Together with the need to feed the rapidly expanding urban work force, the constant threat of foreign invasion, the inability to secure foreign loans and therefore the need to use agricultural surpluses for sale to foreign markets to help the rapid growth of industrialisation, this led to a rapid collectivisation policy that, under more favourable circumstances, would not have to be pursued.
The hardships endured by those living in the countryside, including episodes of famine in parts of Ukraine in 1932–33, cannot be attributed personally to Stalin, as so many do. Prof. Stephen Wheatcroft argues that there was a range of factors, including the accelerating rate of growth in the population, urbanisation, the migration of large numbers of predominantly male peasants from agricultural areas to the towns, new inter-regional developments within the Soviet Union, the quest for grain procurements for export, and natural problems affecting food supplies, especially the freezing winters of 1928 and 1929 and the severe drought of 1931 (in the historical context of one serious drought every ten or eleven years in the most productive agricultural zones). These would all have placed a large and increasing strain on the food system, which in turn led to episodes of famine.

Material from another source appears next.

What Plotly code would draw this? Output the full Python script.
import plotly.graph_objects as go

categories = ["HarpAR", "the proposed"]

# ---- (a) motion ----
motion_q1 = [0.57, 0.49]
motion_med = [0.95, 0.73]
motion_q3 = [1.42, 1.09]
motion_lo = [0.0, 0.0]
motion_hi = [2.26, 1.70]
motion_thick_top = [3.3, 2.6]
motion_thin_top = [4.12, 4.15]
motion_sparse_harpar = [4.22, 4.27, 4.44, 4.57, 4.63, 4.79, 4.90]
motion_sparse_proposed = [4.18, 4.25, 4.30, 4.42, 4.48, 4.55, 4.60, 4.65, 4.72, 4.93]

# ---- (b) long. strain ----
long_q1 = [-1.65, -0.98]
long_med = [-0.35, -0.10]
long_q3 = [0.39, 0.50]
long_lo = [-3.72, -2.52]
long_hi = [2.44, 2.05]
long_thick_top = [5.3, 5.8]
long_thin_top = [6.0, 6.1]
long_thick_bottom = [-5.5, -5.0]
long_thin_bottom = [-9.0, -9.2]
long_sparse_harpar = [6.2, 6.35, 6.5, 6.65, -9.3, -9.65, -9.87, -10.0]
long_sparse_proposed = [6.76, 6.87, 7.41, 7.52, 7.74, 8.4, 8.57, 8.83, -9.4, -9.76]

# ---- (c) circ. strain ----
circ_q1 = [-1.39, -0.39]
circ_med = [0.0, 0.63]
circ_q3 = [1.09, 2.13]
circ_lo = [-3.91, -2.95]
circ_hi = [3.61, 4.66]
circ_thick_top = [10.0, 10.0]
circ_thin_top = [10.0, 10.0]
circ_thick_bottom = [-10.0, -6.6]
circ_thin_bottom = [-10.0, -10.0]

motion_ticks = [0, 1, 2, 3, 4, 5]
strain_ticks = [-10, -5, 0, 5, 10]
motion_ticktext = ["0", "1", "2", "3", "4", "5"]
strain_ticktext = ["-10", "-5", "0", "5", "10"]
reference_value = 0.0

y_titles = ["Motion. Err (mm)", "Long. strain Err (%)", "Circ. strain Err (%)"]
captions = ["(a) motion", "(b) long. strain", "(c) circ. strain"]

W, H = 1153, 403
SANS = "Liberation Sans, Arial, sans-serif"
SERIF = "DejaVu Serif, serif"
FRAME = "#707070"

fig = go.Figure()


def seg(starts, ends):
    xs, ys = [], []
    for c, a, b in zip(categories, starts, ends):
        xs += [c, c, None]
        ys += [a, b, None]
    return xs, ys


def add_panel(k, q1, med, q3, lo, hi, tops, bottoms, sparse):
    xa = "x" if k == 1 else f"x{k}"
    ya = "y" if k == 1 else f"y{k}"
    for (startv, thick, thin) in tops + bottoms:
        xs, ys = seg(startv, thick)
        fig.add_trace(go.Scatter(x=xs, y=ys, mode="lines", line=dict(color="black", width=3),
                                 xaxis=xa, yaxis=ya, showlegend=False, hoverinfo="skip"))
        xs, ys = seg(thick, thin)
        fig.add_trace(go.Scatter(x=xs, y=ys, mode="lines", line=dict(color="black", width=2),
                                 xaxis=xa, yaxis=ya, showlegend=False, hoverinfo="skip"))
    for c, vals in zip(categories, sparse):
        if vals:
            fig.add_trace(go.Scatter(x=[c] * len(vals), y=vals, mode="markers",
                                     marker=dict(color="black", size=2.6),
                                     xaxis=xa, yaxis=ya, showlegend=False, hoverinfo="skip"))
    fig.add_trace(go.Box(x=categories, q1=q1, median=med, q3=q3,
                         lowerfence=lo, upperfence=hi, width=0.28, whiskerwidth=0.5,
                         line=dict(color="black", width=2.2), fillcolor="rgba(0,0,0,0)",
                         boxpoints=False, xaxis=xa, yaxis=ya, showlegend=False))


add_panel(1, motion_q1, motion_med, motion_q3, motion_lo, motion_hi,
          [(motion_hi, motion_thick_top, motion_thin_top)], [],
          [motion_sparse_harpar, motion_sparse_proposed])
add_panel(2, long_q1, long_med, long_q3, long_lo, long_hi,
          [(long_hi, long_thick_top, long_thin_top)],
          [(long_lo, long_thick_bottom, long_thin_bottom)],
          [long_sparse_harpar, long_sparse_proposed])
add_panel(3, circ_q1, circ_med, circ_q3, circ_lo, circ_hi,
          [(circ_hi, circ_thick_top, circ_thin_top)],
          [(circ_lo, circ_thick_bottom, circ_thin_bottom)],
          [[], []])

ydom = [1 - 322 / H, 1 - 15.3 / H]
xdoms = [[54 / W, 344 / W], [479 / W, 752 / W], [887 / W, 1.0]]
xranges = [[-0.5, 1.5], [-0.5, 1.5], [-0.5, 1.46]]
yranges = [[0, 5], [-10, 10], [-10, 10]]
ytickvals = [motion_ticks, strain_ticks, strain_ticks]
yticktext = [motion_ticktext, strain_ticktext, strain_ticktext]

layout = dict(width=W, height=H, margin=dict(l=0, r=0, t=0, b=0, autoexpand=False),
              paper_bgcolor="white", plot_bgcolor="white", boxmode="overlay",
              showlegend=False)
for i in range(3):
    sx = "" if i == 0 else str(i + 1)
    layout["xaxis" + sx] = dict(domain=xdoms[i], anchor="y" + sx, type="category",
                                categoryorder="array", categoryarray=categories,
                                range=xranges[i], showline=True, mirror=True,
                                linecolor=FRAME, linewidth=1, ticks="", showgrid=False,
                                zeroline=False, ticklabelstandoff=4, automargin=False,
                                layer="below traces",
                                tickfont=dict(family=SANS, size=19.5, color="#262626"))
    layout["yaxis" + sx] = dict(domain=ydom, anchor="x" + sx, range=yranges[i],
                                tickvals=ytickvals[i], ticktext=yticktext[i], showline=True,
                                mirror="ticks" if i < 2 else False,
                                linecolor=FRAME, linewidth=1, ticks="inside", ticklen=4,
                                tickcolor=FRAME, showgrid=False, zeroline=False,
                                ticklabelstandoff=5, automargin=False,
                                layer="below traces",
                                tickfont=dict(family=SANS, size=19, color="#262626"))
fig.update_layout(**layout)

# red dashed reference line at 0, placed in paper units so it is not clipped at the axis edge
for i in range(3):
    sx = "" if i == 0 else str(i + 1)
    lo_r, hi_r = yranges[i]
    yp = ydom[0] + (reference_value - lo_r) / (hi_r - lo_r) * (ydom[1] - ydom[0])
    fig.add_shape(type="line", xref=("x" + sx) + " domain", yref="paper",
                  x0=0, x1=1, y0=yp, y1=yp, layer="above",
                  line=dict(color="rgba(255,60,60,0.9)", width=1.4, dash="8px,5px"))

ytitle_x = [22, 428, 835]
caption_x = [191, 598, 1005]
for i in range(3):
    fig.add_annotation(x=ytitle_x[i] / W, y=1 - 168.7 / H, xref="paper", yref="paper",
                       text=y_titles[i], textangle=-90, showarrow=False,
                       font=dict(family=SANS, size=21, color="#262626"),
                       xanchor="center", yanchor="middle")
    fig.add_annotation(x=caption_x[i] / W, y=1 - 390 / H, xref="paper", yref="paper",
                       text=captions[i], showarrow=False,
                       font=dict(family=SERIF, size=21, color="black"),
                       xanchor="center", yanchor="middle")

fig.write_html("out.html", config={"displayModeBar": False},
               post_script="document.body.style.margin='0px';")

Others, such as Anna Louise Strong, explain that
there was a serious grain shortage in the 1932 harvest due chiefly to inefficiencies of the organisational period of the new large-scale mechanised farming among peasants unaccustomed to machines. To this was added sabotage by dispossessed kulaks, the leaving of the farms by 11 million workers who went to new industries, the cumulative effect of the world crisis in depressing the value of Soviet farm exports, and a drought in five basic grain regions in 1931.

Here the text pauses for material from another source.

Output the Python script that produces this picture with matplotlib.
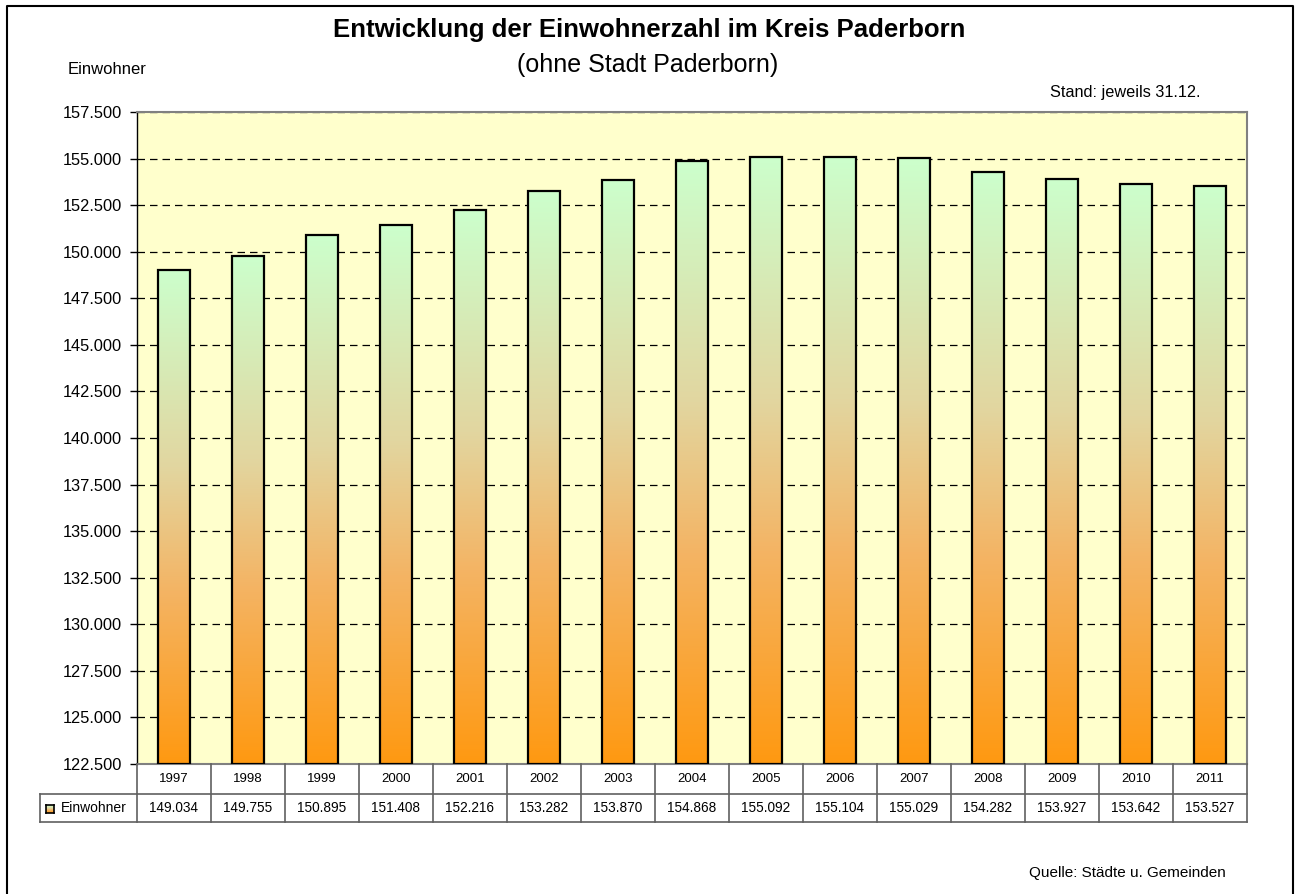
import numpy as np
import matplotlib
matplotlib.use("Agg")
import matplotlib.pyplot as plt
from matplotlib.lines import Line2D
from matplotlib.patches import Rectangle

years = ["1997", "1998", "1999", "2000", "2001", "2002", "2003", "2004",
         "2005", "2006", "2007", "2008", "2009", "2010", "2011"]
einwohner = [149034, 149755, 150895, 151408, 152216, 153282, 153870, 154868,
             155092, 155104, 155029, 154282, 153927, 153642, 153527]
y_ticks = [122500, 125000, 127500, 130000, 132500, 135000, 137500, 140000,
           142500, 145000, 147500, 150000, 152500, 155000, 157500]
series_name = "Einwohner"

plt.rcParams['font.family'] = ['Liberation Sans', 'DejaVu Sans']

W, H = 1300, 894
fig = plt.figure(figsize=(13, 8.94), dpi=100)

def fx(px):
    return px / W

def fy(py):
    return 1 - py / H

# outer border
fig.add_artist(Line2D([fx(7), fx(7), fx(1293), fx(1293)],
                      [fy(900), fy(6), fy(6), fy(900)],
                      transform=fig.transFigure, color='black', lw=1.5))

L, R, T, B = 137, 1247, 112, 764
ax = fig.add_axes([fx(L), fy(B), fx(R - L), (B - T) / H])
ax.set_facecolor('#FFFFCC')

ymin, ymax = y_ticks[0], y_ticks[-1]
x = np.arange(len(years))
bw = 0.43

# gradient colormap: top green, middle tan, bottom orange
stops = np.array([[255, 153, 17], [244, 180, 100], [226, 214, 160], [204, 255, 204]]) / 255.0
pos = np.array([0.0, 0.35, 0.6, 1.0])
t = np.linspace(0, 1, 256)
grad = np.stack([np.interp(t, pos, stops[:, c]) for c in range(3)], axis=1)
grad_img = grad[::-1][:, None, :]  # top row = green

for xi, v in zip(x, einwohner):
    ax.imshow(grad_img, extent=(xi - bw / 2, xi + bw / 2, ymin, v),
              aspect='auto', zorder=3, interpolation='bilinear')
    ax.add_patch(Rectangle((xi - bw / 2, ymin), bw, v - ymin, fill=False,
                           edgecolor='black', lw=1.6, zorder=4))

ax.set_xlim(-0.5, len(years) - 0.5)
ax.set_ylim(ymin, ymax)
ax.set_yticks(y_ticks)
ax.set_yticklabels([f"{v:,}".replace(",", ".") for v in y_ticks], fontsize=11.8)
ax.set_xticks([])
ax.yaxis.grid(True, linestyle=(0, (6, 4)), color='black', lw=0.9)
ax.set_axisbelow(True)
ax.tick_params(axis='y', length=5, width=1, color='black', pad=6)
for s in ['top', 'right', 'bottom']:
    ax.spines[s].set_color('#808080')
    ax.spines[s].set_linewidth(1.5)
ax.spines['left'].set_color('black')
ax.spines['left'].set_linewidth(1)

# data table
row1_top, row1_bot, row2_bot = 764, 794, 822
leg_left = 40
cw = (R - L) / len(years)
tcol = '#606060'
lines = []
lines.append(([L, R], [row1_bot, row1_bot]))
lines.append(([leg_left, R], [row2_bot, row2_bot]))
lines.append(([leg_left, L], [row1_bot, row1_bot]))
lines.append(([leg_left, leg_left], [row1_bot, row2_bot]))
for i in range(len(years) + 1):
    xx = L + i * cw
    lines.append(([xx, xx], [row1_top, row2_bot]))
for xs, ys in lines:
    fig.add_artist(Line2D([fx(v) for v in xs], [fy(v) for v in ys],
                          transform=fig.transFigure, color=tcol, lw=1.2))
for i, (yr, v) in enumerate(zip(years, einwohner)):
    cx = L + (i + 0.5) * cw
    fig.text(fx(cx), fy((row1_top + row1_bot) / 2), yr, ha='center', va='center', fontsize=9.5)
    fig.text(fx(cx), fy((row1_bot + row2_bot) / 2), f"{v:,}".replace(",", "."),
             ha='center', va='center', fontsize=9.8)

# legend key in table
kax = fig.add_axes([fx(46), fy(813), fx(8), 8 / H])
kax.imshow(grad_img, aspect='auto', extent=(0, 1, 0, 1), interpolation='bilinear')
kax.set_xticks([]); kax.set_yticks([])
for s in kax.spines.values():
    s.set_linewidth(1.2); s.set_color('black')
fig.text(fx(61), fy(808), series_name, ha='left', va='center', fontsize=10)

# titles and notes
fig.text(fx(649), fy(37), "Entwicklung der Einwohnerzahl im Kreis Paderborn",
         ha='center', va='baseline', fontsize=18.5, fontweight='bold')
fig.text(fx(648), fy(72), "(ohne Stadt Paderborn)", ha='center', va='baseline', fontsize=18)
fig.text(fx(68), fy(69), "Einwohner", ha='left', va='center', fontsize=12)
fig.text(fx(1200), fy(92), "Stand: jeweils 31.12.", ha='right', va='center', fontsize=11.7)
fig.text(fx(1226), fy(873), "Quelle: Städte u. Gemeinden", ha='right', va='center', fontsize=11)

fig.savefig("out.png", dpi=100)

      This was used as propaganda by exiled Ukrainian nationalist, church and fascist forces against the Soviet Union.
That severe hardship and hunger were widespread cannot be denied. Some of the factors lay in the hands of Soviet policy-makers, while others were outside their control; but their trajectory and the problems of that particular period can just as much be attributed to the Western countries’ aggressive and contemptuous stance towards the fledgling socialist state. Joseph Ball also argues that
the underlying cause of the famine however was under-development. Russia suffered from repeated famines in its history for precisely this reason . . . By industrialising under Stalin, the Soviet Union was able to lift the spectre of famine from the Soviet people. If a “culprit” for the famine of the 1930s really needs to be found, then perhaps it should be found in the old, moribund Tsarist system that prevented Russia from copying the economic success of countries like the UK and USA in the hundred and fifty years or so prior to 1917.

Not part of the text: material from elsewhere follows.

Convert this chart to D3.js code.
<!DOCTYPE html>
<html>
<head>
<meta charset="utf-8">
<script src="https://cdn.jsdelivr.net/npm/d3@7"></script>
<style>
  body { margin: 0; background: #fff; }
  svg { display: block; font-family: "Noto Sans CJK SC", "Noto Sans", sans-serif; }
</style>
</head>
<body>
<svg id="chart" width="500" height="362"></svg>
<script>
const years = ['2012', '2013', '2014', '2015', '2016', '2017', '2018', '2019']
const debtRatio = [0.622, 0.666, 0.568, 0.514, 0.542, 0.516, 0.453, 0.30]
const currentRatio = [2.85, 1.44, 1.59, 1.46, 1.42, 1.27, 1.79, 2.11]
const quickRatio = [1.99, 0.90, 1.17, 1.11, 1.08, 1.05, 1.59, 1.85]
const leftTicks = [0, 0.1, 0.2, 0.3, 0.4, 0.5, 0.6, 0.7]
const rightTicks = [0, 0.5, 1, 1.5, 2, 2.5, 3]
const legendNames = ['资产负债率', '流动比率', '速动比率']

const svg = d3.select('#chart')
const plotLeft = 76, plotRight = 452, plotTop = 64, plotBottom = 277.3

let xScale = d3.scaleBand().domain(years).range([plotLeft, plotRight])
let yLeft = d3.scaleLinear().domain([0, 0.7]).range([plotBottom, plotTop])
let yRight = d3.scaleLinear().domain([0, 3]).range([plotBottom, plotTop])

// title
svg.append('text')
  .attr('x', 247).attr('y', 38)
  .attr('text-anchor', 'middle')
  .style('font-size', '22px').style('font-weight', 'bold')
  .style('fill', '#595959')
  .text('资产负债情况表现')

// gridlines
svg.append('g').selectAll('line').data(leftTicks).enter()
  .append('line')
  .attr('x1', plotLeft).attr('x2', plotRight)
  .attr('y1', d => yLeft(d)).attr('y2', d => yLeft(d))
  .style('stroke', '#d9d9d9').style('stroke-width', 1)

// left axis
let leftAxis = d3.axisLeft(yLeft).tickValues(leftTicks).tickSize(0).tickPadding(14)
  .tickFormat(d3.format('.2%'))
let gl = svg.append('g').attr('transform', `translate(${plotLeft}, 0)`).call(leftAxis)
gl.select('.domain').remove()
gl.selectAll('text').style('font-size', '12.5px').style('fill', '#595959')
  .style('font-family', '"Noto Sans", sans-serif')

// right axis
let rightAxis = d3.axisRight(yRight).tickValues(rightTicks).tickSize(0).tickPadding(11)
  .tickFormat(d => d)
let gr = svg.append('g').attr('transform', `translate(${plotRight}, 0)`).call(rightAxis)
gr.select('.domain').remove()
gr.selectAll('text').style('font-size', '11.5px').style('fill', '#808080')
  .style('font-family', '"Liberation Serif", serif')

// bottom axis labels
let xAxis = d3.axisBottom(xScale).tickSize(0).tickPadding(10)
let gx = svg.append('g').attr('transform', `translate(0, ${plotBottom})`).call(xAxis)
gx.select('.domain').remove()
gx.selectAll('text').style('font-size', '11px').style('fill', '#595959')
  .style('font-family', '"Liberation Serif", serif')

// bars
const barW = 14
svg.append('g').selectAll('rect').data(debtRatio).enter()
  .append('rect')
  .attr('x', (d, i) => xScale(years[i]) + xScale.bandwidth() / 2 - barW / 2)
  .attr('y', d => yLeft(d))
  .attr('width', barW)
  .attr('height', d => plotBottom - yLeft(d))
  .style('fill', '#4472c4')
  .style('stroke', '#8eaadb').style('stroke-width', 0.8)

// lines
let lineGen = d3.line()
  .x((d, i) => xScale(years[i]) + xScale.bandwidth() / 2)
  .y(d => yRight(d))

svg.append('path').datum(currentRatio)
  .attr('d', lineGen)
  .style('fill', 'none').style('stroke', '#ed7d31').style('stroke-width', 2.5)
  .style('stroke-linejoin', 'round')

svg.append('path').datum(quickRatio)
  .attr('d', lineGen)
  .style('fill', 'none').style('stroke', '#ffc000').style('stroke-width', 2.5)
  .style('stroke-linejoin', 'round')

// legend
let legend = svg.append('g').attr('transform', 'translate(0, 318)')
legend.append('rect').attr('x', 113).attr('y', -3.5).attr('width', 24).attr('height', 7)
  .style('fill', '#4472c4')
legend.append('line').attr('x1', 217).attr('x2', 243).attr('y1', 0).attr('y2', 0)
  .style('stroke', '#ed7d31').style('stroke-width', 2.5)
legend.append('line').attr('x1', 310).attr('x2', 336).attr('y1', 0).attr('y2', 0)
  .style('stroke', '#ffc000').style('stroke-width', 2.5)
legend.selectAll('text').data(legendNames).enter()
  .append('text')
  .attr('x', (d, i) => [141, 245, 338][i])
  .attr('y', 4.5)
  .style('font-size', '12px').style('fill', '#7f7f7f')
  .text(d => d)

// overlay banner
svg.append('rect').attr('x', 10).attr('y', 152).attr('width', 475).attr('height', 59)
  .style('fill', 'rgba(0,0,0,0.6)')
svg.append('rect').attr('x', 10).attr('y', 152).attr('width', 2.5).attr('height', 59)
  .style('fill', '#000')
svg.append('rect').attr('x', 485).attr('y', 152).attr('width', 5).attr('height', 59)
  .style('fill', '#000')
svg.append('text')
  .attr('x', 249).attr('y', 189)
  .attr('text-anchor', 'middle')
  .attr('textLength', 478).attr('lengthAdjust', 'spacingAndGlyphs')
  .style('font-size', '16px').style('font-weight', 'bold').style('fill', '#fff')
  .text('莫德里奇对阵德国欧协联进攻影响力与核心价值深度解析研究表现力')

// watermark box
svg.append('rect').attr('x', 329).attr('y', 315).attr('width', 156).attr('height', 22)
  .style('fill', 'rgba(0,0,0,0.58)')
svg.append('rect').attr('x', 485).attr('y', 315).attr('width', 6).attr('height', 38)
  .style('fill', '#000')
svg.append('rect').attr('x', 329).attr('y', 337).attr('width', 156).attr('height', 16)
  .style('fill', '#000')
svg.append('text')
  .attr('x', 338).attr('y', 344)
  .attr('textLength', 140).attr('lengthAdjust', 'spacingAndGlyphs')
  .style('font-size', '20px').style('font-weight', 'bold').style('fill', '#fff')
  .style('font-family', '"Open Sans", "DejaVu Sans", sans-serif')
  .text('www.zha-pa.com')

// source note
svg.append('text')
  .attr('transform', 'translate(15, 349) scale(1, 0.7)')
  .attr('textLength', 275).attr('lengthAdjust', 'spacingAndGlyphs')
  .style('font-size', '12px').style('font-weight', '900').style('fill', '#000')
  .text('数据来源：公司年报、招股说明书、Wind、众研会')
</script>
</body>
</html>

      Foreign aggression forced the hand of the Soviet government, leading to the policy of rapid industrialisation and forced collectivisation, which Stalin summed up in his statement: “We are fifty or a hundred years behind the advanced countries. We must make up this gap in ten years. Either we do it or they will crush us.” This foresight indeed not only saved the Soviet Union from annihilation but saved the world from a global fascist hegemony. Once the Soviet Union developed sufficiently, famine was no longer a threat.
Academics such as Prof. Robert Allen and Prof. Stephen Wheatcroft (quoted above) have reassessed the validity and the narrative surrounding the period of the first five-year plan. Wheatcroft concludes that
there is no basis to argue that the Soviet government purposefully caused a famine in the countryside . . . That the authorities had purposefully provoked these famines to attack Ukrainian Nationalism or the Kulaks does not make sense in the complex manner in which these crises unfolded, and the attempts earlier to exclude Ukraine from the worst of the stress.
      Robert Allen states:
Recent research shows that the standard of living also increased briskly. Calories are the most basic dimension of the standard of living, and their consumption was higher in the late 1930s than in the 1920s . . . By the late 1930s, the recovery of agriculture increased calorie availability to 2,900 per day—a significant increase over the late 1920s. The food situation during the Second World War was severe, but by 1970 calorie consumption rose to 3,400, which was on a par with western Europe.
      Both writers are critical of Soviet policies, Robert Allen asserting that collectivisation did not reap the high rewards it promised and that the hardships endured were not necessary if the policy-makers had kept to the earlier New Economic Policy, whereby the state allowed a form of free market and capitalism—all subject to state control—while socialised state enterprises were to operate on a profit basis.
This argument is not new. It was the subject of fierce debates within the Soviet Union in the 1920s, which then formed the basis of the first five-year plan. In fact we could define the problems and the forces within the communist, socialist and workers’ movements along the lines of the dispute between those pursuing a “socialist road”—moving away from commodity production and profit motive towards a planned economy of allocation and subsidies for innovation—and those pursuing a “capitalist road”—moving towards commodity production and the profit motive for innovation and away from a planned economy.
This theme will need to be expanded upon in further articles, because when we are evaluating the achievements and the mistakes of the Soviet Union, with a view to learning from them and informing ourselves for the future, we can see that diversions in political ideology within the Communist Party of the Soviet Union played an enormous role in the policies that led to stagnation, criticisms, capitulation and the eventual dismantling of the USSR.


  • Allen, Robert C., Farm to Factory: A Reassessment of the Soviet Industrial Revolution, Princeton (NJ): Princeton University Press, 2003.
  • Ball, Joseph, “The need for planning: The restoration of capitalism in the Soviet Union in the 1950s and the decline of the Soviet economy,” Cultural Logic, 2010.
  • Soviet Union Political and Economic Reference Book, 1975.
  • Strong, Anna Louise, “Searching Out the Soviets,” New Republic, 7 August 1935.
  • Wheatcroft, Stephen G., “Soviet and Chinese famines in historical perspective,” in Mathias Middell and Felix Wemheuer (eds.), Hunger and Scarcity under Socialist Rule, Leipzig: Leipzig University Press, 2012.